Such-Designer5185 writes:
So I (21F) am just about to come home from a vacation with a friend (also 21F), and I am honestly still sick over what happened. A few days ago, she took my expensive Zadig & Voltaire purse without asking.
This purse was a Christmas gift from my sister and has huge sentimental value. I have spent the past few years taking really good care of it because it means so much to me. When she took it, she did not even tell me. I only found out afterward that she had used it to go to the laundromat, and in the process, she also used my money without asking.
For context, the purse had: $40 in cash and a bunch of quarters (a gift from my sister’s best friend’s mom), €60 in notes, and at least €20 in coins So in total, it was worth over €100, not to mention the value of the purse itself.
And now the purse is gone. She lost it. I was obviously upset. I was not yelling or blaming her, just crying and saying I was not mad, only hurt. I told her how much the purse meant to me and how hard I had worked to keep it safe for years.
Instead of apologizing, she got huffy with me, rolled her eyes, and said, “How much does it cost? I’ll just replace it,” in an angry and dismissive tone. She has a very defensive and confrontational nature that makes me feel bullied and small, so I find it hard to stand up to her. But it is not just about the money. It is about trust, respect, and losing something deeply personal to me.
Since then, she has not apologized at all. In fact, she is acting annoyed that I am upset. Now we are on the last night of our trip, and I have decided to just be neutral and quiet for the journey home.
Once we are back, I plan to stop speaking to her entirely. I feel like she violated my boundaries, disrespected my belongings, and is now making me feel like I am “too sensitive” for being hurt.
Some mutual friends are already making me feel like I am being dramatic and should “let it go” because “it is just a bag.” So, AITA for cutting her off and refusing to speak to her after this?
On the flight home, she asked me to mind her passport in my bag, even though she had her own backpack. I agreed just to keep the peace because I did not want to deal with any attitude or fighting. When we landed, she turned to me and asked, “Do you have my passport?” in this snappy tone.
I was still hurt and wanted to get one last jab in, so I said, using the exact words she said to me all week about my missing purse, “I was checking my bag the whole time to make sure your passport was there, but maybe it will show up when we get off the plane.”
I regretted saying it immediately. She snapped in front of other passengers, finally acknowledging that I had been upset about the purse, but in the most cruel and dismissive way. She said, “Well at least I didn’t throw a hissy fit bawling and crying for hours over a purse.” That was the last straw. She acknowledged my obvious upset, yet still would not apologize.
Once we got our bags at the airport, I told her I wanted to check her suitcase for my purse. I said if she refused, I would involve the police. She tried to say I was violating her privacy, which is hilarious considering she took my purse and went through my belongings.
I told her if it was not there, she had nothing to be worried about. I also made it clear I was not going to touch any of her stuff, that I was not interested in taking others’ belongings without permission, just checking for what was mine.

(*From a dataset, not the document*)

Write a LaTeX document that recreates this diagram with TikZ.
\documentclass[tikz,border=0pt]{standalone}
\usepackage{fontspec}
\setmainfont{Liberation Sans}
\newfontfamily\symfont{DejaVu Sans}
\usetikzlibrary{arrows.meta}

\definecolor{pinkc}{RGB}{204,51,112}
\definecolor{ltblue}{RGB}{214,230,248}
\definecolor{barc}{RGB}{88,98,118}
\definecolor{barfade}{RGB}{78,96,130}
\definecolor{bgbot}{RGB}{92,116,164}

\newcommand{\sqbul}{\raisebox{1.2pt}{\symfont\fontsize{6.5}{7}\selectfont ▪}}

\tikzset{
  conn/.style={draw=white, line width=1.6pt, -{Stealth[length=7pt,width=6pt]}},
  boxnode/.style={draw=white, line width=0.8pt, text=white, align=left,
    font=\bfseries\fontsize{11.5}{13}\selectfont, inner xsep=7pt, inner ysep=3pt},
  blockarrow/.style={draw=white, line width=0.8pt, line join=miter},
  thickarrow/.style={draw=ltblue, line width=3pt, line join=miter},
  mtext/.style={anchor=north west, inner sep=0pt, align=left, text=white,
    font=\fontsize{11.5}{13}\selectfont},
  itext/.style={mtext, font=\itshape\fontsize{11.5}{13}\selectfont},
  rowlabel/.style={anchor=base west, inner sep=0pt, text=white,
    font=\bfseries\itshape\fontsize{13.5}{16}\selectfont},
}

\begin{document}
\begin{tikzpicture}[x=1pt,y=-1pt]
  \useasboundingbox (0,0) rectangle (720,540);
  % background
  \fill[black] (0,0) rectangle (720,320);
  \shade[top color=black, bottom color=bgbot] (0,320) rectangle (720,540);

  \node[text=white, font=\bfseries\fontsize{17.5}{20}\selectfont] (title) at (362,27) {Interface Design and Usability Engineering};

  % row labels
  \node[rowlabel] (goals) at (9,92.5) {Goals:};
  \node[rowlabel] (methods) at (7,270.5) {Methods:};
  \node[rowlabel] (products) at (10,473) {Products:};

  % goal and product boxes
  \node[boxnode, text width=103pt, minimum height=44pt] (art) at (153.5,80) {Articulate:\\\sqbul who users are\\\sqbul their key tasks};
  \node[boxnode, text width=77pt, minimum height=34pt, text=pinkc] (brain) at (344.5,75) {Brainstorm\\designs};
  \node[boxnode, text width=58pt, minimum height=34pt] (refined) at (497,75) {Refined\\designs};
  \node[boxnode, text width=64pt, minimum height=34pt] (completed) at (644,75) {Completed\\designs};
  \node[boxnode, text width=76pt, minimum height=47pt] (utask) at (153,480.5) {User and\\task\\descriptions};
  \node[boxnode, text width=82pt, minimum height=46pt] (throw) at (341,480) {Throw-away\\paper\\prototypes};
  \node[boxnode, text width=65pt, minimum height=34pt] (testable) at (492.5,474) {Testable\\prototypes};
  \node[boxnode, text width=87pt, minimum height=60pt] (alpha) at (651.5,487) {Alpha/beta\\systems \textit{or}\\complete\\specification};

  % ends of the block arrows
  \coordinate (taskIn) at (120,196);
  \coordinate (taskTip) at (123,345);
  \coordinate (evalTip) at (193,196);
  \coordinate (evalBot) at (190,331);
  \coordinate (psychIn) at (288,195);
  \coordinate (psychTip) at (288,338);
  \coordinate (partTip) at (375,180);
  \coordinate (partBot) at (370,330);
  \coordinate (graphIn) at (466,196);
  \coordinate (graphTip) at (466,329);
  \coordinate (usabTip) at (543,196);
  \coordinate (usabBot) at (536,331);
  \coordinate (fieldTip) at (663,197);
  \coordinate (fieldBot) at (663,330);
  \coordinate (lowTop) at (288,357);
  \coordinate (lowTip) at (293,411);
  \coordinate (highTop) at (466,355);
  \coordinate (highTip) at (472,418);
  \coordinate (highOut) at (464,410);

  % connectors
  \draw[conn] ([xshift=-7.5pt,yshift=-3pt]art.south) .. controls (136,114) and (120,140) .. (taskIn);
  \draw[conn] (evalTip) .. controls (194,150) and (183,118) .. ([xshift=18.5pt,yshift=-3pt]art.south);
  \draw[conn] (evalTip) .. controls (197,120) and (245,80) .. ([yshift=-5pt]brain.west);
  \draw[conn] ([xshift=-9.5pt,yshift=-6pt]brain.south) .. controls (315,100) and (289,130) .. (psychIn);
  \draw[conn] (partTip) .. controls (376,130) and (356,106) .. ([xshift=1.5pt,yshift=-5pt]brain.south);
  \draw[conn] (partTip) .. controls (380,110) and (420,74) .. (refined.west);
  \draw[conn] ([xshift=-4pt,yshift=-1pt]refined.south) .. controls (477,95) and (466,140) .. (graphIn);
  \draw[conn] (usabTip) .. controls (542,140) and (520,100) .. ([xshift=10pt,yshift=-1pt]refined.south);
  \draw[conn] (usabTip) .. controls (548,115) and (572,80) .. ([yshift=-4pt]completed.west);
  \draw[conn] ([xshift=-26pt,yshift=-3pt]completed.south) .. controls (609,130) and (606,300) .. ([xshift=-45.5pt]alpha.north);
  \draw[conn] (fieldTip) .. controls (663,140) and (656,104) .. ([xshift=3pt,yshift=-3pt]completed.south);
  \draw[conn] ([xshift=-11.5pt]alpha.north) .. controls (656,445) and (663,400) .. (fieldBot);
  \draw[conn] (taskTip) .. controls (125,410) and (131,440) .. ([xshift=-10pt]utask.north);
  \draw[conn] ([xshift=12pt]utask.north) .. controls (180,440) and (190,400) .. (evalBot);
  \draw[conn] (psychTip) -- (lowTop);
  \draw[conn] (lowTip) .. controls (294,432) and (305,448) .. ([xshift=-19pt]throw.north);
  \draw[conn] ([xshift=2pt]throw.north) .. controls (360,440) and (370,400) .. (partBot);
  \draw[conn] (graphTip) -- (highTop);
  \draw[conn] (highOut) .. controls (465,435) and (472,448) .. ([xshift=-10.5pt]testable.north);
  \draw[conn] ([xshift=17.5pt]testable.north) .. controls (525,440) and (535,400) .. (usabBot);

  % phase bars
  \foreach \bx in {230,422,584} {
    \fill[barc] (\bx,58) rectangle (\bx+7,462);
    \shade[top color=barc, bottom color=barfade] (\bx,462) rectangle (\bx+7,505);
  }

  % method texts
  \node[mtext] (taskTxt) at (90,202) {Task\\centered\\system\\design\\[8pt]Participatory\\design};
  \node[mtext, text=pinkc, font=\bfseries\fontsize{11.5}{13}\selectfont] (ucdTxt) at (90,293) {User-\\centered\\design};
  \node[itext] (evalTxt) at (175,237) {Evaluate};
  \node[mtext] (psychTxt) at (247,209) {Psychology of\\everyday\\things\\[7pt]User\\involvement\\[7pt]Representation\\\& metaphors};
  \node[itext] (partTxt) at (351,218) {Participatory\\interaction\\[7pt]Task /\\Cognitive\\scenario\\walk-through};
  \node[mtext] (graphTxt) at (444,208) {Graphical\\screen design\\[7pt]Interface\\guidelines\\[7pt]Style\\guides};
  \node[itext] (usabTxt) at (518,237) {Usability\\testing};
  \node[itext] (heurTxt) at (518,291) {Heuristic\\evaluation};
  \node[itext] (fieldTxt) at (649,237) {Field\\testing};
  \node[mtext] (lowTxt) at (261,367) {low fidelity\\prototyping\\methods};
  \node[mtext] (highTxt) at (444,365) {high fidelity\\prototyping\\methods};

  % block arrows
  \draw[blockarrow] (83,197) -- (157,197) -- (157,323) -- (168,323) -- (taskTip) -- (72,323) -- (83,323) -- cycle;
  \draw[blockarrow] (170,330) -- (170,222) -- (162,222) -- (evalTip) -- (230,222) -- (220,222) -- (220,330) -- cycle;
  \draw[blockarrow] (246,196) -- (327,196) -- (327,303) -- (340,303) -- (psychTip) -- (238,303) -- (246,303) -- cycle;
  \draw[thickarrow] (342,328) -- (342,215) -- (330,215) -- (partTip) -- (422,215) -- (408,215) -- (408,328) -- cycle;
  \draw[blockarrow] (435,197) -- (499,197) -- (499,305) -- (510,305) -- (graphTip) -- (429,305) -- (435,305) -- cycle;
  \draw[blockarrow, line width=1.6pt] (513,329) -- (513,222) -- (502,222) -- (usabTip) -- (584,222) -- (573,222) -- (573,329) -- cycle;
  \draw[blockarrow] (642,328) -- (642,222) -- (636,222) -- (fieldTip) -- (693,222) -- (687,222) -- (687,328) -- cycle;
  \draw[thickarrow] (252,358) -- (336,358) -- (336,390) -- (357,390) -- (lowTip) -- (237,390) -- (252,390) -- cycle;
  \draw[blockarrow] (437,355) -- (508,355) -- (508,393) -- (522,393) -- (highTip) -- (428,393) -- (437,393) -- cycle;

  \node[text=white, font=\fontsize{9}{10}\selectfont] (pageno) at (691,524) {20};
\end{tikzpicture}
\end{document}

She was absolutely fuming. Face red, shaking, visibly furious. Then she shoved her bag at me and told me to go ahead. I opened a zipped compartment. Inside was a black trash bag. Inside that was a red Target bag. Inside that, drum roll… my purse.

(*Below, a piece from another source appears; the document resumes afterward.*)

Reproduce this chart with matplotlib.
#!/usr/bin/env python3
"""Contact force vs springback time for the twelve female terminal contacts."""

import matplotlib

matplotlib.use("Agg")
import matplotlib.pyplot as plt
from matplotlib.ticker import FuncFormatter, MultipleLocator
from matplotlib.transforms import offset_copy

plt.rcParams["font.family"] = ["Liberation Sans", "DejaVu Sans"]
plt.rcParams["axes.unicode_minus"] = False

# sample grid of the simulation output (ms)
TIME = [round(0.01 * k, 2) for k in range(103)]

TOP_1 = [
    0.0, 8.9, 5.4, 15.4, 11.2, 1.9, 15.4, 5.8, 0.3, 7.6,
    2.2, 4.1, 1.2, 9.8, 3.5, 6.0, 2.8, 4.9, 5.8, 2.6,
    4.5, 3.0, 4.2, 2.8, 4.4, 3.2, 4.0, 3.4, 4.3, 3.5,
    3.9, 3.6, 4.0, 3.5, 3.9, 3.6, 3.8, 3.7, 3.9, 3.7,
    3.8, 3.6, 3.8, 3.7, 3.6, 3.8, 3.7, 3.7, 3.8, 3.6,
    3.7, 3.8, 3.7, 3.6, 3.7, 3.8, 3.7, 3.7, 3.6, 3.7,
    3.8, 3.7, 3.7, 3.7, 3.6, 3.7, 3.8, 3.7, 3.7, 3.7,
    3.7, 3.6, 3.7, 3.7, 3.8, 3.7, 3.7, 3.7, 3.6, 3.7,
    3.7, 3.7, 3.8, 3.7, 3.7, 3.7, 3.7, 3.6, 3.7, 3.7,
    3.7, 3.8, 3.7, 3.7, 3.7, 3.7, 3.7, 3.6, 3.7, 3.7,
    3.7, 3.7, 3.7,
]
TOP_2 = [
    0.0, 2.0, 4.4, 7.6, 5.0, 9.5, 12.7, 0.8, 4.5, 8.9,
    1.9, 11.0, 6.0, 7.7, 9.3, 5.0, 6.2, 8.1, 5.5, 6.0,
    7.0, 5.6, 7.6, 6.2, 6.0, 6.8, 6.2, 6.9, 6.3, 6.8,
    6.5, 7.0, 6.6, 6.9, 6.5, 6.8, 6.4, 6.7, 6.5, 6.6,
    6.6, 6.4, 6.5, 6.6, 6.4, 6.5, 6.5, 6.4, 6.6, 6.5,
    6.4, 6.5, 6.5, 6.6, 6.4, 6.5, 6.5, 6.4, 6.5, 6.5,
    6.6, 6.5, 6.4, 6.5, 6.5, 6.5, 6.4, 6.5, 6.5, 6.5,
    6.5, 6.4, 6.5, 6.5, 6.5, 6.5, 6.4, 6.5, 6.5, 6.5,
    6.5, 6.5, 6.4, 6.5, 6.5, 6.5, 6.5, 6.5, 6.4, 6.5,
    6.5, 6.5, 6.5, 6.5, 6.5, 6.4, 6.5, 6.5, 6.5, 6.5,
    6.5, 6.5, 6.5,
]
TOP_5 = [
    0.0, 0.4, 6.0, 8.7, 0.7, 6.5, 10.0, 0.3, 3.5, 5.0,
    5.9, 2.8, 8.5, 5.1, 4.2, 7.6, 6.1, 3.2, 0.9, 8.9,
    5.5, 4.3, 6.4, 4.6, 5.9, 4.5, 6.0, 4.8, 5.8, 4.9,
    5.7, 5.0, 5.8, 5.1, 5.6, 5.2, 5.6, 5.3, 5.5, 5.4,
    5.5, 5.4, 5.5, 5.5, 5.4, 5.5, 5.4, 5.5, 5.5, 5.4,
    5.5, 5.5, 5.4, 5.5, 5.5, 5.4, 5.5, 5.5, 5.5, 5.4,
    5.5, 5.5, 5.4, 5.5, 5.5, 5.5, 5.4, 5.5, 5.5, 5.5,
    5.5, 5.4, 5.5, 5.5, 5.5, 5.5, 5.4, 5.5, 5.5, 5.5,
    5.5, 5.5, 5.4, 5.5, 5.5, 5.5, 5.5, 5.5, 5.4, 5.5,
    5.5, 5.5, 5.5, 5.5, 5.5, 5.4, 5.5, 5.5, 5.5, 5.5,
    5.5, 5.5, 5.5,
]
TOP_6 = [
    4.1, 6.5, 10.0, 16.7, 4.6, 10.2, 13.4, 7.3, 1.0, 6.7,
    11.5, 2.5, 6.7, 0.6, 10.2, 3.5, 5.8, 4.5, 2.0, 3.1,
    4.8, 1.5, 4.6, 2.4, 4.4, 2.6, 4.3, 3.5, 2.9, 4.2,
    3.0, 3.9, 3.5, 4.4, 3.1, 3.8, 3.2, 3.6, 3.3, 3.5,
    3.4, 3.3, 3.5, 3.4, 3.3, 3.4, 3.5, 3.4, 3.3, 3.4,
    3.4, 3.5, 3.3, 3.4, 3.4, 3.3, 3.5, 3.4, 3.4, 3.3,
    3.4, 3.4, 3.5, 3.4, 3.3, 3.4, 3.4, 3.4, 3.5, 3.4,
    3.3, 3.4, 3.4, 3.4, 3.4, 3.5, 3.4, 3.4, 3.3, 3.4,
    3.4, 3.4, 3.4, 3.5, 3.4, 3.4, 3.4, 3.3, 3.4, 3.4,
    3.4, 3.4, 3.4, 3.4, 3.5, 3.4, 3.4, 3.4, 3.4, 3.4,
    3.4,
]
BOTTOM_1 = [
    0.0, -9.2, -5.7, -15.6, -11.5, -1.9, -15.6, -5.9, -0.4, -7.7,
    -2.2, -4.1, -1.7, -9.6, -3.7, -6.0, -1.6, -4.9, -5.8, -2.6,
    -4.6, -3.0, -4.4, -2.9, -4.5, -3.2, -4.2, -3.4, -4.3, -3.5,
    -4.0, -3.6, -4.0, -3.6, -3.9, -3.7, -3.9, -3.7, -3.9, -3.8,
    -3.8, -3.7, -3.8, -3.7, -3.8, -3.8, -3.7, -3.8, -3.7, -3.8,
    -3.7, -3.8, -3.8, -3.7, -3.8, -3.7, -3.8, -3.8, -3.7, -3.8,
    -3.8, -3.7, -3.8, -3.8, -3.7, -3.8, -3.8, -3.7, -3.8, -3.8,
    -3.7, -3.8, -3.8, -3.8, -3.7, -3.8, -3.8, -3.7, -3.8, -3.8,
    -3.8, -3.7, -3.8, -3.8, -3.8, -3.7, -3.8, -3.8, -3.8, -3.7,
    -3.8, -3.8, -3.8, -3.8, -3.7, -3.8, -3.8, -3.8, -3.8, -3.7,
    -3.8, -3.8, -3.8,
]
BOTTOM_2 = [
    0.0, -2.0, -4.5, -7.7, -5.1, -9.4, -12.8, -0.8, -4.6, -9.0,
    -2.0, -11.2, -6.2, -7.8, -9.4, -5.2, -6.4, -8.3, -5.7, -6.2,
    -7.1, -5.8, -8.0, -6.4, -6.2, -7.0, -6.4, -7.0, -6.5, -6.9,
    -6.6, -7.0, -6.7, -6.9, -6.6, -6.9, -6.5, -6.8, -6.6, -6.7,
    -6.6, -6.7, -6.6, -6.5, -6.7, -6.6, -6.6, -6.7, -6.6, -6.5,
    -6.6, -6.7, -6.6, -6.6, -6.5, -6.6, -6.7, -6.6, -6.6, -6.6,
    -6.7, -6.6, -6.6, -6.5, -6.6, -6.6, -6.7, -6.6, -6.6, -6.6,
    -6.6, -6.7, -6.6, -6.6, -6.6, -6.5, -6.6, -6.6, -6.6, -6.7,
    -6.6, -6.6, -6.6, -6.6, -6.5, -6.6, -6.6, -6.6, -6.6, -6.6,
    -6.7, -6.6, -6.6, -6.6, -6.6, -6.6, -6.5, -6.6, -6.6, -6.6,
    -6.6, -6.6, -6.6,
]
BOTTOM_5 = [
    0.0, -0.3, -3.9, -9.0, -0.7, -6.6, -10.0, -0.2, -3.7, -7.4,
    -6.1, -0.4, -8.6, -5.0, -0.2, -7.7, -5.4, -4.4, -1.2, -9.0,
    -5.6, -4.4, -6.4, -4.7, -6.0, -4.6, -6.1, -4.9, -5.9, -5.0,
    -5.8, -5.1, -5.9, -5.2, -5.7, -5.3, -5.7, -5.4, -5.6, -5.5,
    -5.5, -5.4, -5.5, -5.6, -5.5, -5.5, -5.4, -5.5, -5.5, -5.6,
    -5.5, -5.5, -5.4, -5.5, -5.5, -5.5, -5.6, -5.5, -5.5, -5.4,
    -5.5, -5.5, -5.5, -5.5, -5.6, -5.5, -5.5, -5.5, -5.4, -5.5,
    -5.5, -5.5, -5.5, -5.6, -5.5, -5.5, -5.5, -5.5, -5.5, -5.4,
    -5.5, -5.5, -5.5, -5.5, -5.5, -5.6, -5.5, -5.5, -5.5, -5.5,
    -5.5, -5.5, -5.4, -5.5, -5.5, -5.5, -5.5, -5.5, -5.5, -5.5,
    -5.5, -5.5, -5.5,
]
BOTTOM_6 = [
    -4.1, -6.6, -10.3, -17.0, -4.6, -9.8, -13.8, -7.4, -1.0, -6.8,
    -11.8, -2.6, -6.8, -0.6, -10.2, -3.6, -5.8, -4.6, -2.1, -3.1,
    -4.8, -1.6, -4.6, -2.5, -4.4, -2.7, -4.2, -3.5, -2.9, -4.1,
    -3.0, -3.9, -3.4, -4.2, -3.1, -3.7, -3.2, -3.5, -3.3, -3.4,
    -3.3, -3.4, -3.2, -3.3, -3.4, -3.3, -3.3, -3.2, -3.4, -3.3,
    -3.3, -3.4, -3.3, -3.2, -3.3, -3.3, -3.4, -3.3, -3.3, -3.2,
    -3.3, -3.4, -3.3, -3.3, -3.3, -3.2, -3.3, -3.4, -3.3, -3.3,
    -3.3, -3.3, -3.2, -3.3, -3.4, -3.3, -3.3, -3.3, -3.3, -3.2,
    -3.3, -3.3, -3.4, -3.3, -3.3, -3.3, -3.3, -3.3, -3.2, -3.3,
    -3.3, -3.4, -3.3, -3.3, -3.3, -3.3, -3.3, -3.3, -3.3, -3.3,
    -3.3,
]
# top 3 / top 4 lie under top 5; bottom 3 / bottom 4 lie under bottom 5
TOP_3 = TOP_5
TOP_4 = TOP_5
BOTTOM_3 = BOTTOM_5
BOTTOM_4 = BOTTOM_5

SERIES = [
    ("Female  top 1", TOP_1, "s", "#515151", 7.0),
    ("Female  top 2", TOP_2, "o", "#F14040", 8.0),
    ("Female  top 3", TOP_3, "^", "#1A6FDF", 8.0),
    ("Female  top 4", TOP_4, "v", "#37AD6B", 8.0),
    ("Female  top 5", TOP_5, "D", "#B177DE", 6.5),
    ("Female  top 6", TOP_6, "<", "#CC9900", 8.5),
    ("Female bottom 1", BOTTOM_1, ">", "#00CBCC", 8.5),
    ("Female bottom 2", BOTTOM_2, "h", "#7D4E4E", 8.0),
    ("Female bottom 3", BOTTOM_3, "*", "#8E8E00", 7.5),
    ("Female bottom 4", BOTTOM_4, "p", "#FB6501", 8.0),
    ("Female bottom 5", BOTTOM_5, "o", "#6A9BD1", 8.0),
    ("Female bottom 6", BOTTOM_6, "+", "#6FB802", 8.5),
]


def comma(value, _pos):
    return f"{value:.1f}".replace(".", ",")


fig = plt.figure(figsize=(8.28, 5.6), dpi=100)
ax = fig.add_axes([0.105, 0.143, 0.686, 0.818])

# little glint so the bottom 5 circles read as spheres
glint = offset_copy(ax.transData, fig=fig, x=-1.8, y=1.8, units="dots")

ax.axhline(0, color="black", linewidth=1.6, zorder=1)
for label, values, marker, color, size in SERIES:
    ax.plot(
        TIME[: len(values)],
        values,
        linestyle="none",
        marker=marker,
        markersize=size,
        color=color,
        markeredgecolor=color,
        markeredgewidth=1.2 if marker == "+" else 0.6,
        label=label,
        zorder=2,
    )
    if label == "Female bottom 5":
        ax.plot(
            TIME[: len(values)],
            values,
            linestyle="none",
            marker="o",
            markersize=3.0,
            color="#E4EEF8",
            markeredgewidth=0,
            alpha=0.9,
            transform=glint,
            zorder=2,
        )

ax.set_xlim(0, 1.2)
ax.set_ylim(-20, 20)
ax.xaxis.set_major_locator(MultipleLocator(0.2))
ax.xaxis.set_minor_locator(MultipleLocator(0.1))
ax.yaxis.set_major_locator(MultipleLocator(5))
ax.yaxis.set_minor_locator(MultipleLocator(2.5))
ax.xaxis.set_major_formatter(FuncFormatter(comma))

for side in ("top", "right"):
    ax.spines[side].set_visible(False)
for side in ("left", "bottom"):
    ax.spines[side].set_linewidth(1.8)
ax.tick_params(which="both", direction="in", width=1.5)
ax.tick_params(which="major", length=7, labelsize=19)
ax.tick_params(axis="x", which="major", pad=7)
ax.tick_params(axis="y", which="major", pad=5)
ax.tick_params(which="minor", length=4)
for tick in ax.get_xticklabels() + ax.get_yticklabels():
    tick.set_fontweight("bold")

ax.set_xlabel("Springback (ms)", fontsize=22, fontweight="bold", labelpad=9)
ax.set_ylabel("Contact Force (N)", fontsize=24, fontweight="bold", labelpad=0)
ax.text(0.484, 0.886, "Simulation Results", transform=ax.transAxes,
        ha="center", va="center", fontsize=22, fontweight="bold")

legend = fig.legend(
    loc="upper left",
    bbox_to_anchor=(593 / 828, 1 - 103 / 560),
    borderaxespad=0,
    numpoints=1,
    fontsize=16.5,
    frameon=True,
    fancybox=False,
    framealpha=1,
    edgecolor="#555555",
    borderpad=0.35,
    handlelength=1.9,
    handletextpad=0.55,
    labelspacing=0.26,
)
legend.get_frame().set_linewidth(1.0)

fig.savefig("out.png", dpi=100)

All of the money was still inside: the cash and the euro coins, but no quarters. I was honestly so shocked I could not even ask why she had it or what her plan was. I just said “thanks” and walked away with my stuff. I got on the bus home and have not spoken to her since. I wish I had not been so emotionally drained to have given her a piece of my mind.
She has since blocked me with no apology or explanation. As a side note, her mom (who does not know we are not speaking) called me at 3 a.m. crying. She was saying how badly she feels treated by her daughter and her husband, how she is constantly belittled.
I will not get into any of what had just happened, but it definitely gave me more perspective. This girl is a cruel and horrendous person with little to no empathy, and I think maybe a sociopath.
Anyway, I got my purse back, but the whole thing left a really bad taste in my mouth. I still do not fully understand what she was trying to do, and honestly I do not think I want to. I am just relieved it is over. What do you guys think she was aiming to do with the purse? Very little of my money inside was used. So strange. Thanks again!
ThrowRA_notgivingin says:
Why haven’t you told your friends and her mom about what happened? It’s like you want her to rewrite the story to make you the villain.
OP responded:
My friends are aware, and my entire family. They told me they are disgraced by her behavior and to cut off contact with her. The friends on vacation however, whether they sided with her or were actually too afraid to side with me, I’m not sure.
I haven’t reached out to them, and from advice from the previous post I am not continuing my friendships with them. I can’t be friends with someone who is too weak too stand up for me. Her mother was drink driving and in a bad spot so I felt it was not the right time to bring up the situation as she was very upset.
RedditVirgin13 says:
She was going to steal your purse, that’s what she was doing. Your ex friend sounds like garbage.
OP responded:
I don’t know how she lives with herself, honestly.